Was unter Dataismus verstanden werden soll, muss noch geklärt werden. Was Dadaismus ist, wissen inzwischen etliche Menschen, die sich mit Geschichte und Kultur befassen. Eine der Hauptmerkmale des Dadaismus ist die Dekonstruktion, d. h. die planmäßige oder mutwillige Zerlegung vertrauter Vorgänge, um Bilder zu erzeugen in den Bereichen Kunst, Literatur und Musik, damit sie sich einer geänderten Betrachtung erschließen.

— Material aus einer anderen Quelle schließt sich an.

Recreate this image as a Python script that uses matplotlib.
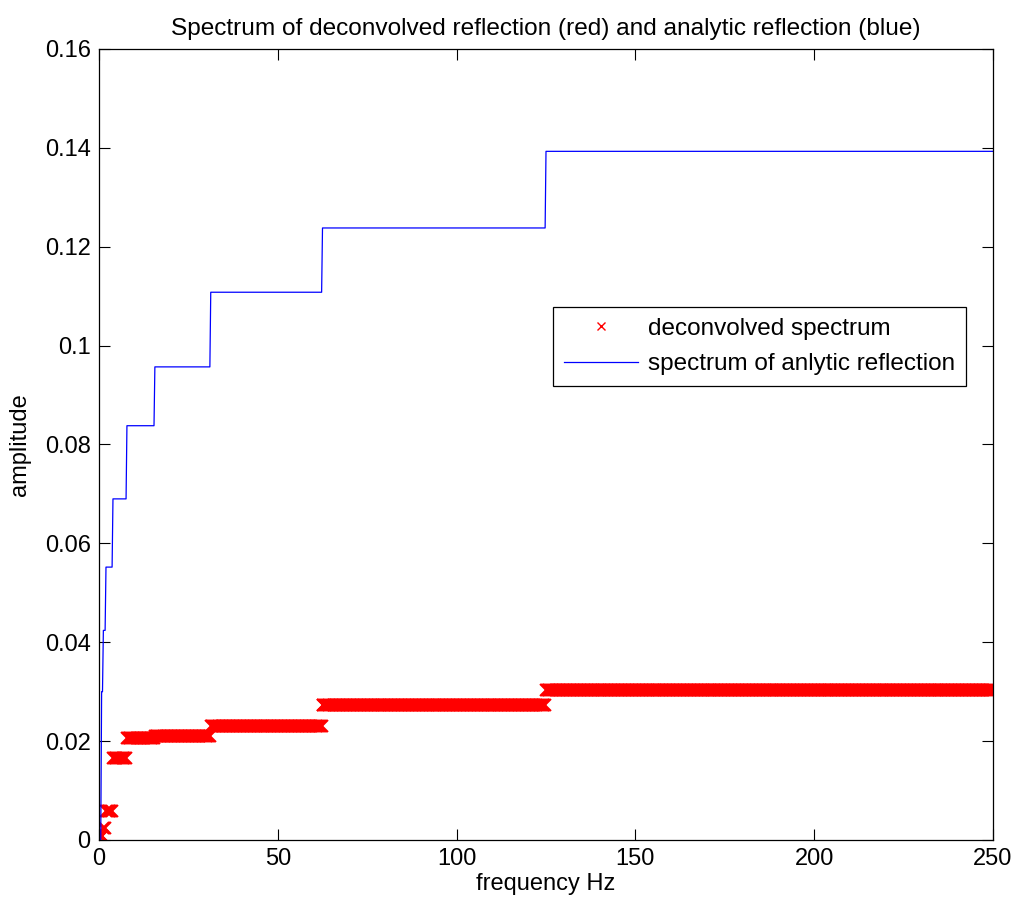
import numpy as np
import matplotlib
matplotlib.use("Agg")
import matplotlib.pyplot as plt

plt.rcParams['font.family'] = ['Liberation Sans', 'DejaVu Sans']

# band edges (Hz): each band starts at this frequency
band_start = [0.0, 0.5, 0.98, 1.95, 3.9, 7.8, 15.6, 31.25, 62.5, 125.0]
# analytic reflection spectrum level per band (blue)
blue_level = [0.0, 0.030, 0.0424, 0.0552, 0.0690, 0.0838, 0.0957, 0.1108, 0.1238, 0.1393]
# deconvolved spectrum level per band (red)
red_level = [0.0008, 0.0008, 0.0025, 0.0058, 0.0166, 0.0207, 0.0210, 0.0231, 0.0274, 0.0303]

# frequency axes
f_red = np.linspace(0, 250, 1025)
f_blue = np.linspace(0, 250, 1025)

def lookup(f, levels):
    idx = np.searchsorted(band_start, f, side="right") - 1
    return np.array(levels)[idx]

W, H, DPI = 1017, 908, 100
fig = plt.figure(figsize=(W / DPI, H / DPI), dpi=DPI)
ax = fig.add_axes([99 / W, 1 - 840 / H, 894 / W, 791 / H])

ax.plot(f_red, lookup(f_red, red_level), "x", color="#ff0000", ms=8, mew=1.4,
        label="deconvolved spectrum")
ax.plot(f_blue, lookup(f_blue, blue_level), "-", color="#0000ff", lw=0.9,
        label="spectrum of anlytic reflection")

ax.set_xlim(0, 250)
ax.set_ylim(0, 0.16)
ax.set_xticks([0, 50, 100, 150, 200, 250])
ax.set_yticks(np.arange(0, 0.161, 0.02))
ax.set_yticklabels(["0", "0.02", "0.04", "0.06", "0.08", "0.1", "0.12", "0.14", "0.16"])
ax.tick_params(direction="in", length=8, width=0.8, top=True, right=True,
               labelsize=17, pad=6)
for s in ax.spines.values():
    s.set_linewidth(0.9)

ax.set_xlabel("frequency Hz", fontsize=17, labelpad=2)
ax.set_ylabel("amplitude", fontsize=17, labelpad=10)
ax.set_title("Spectrum of deconvolved reflection (red) and analytic reflection (blue)",
             fontsize=17.6, pad=10)

leg = ax.legend(loc="upper right", bbox_to_anchor=(0.970, 0.674), fontsize=17.5,
                frameon=True, fancybox=False, edgecolor="black", framealpha=1,
                handlelength=3.05, handletextpad=0.4, borderpad=0.45,
                labelspacing=0.55, borderaxespad=0)
leg.get_frame().set_linewidth(0.9)
leg.legend_handles[0].set_markersize(6)
leg.legend_handles[0].set_markeredgewidth(1.0)

fig.savefig("out.png", dpi=DPI)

Wie verhält es sich mit dem Dataismus? Auf welcher Dekonstruktionsgrundlage bewegt sich dieser Ismus? Vermögen wir vom Dataismus zu sprechen, weil die Daten die Zerlegung vertrauter Sprache, Bilder und Musik in elektronische Impulse ermöglichen? Aber selbst, wenn man dies bejahen würde, kämen dann nicht Zweifel auf, ob Dadaismus und Dataismus sich vertragen, denn während Dadaismus die Dekonstruktion von Systemen propagiert, beruft sich Dataismus notwendigerweise auf Regeln, sprich Algorithmen.
Dadaismus reflektiert die Form und schafft dort Brüche und Veränderungen, die sich auf die Inhalte auswirken, während Dataismus sich formstreng gebärdet und inhaltlich verwaltet, was an Daten angeboten wird. Allein die technische Dekonstruktion schafft nichts Neues, ist aber in seiner Wirkung weit mehr, als ein reflektiver Dadaismus zulassen konnte.
Die Absurdität des Dataismus beruht in der unendlichen Verfügbarkeit von Daten, die sich systemisch kontrolliert in unermesslicher Vielfalt verbünden, auseinandergehen, sich vertrauen und verraten, Wahrheiten technisch behaupten oder liefern, ohne daran Anteil zu nehmen. Im Sinne einer Entgrenzung des Denkens und Fühlens kommen sich Dadaismus und Dataismus allenfalls asymptotisch nahe.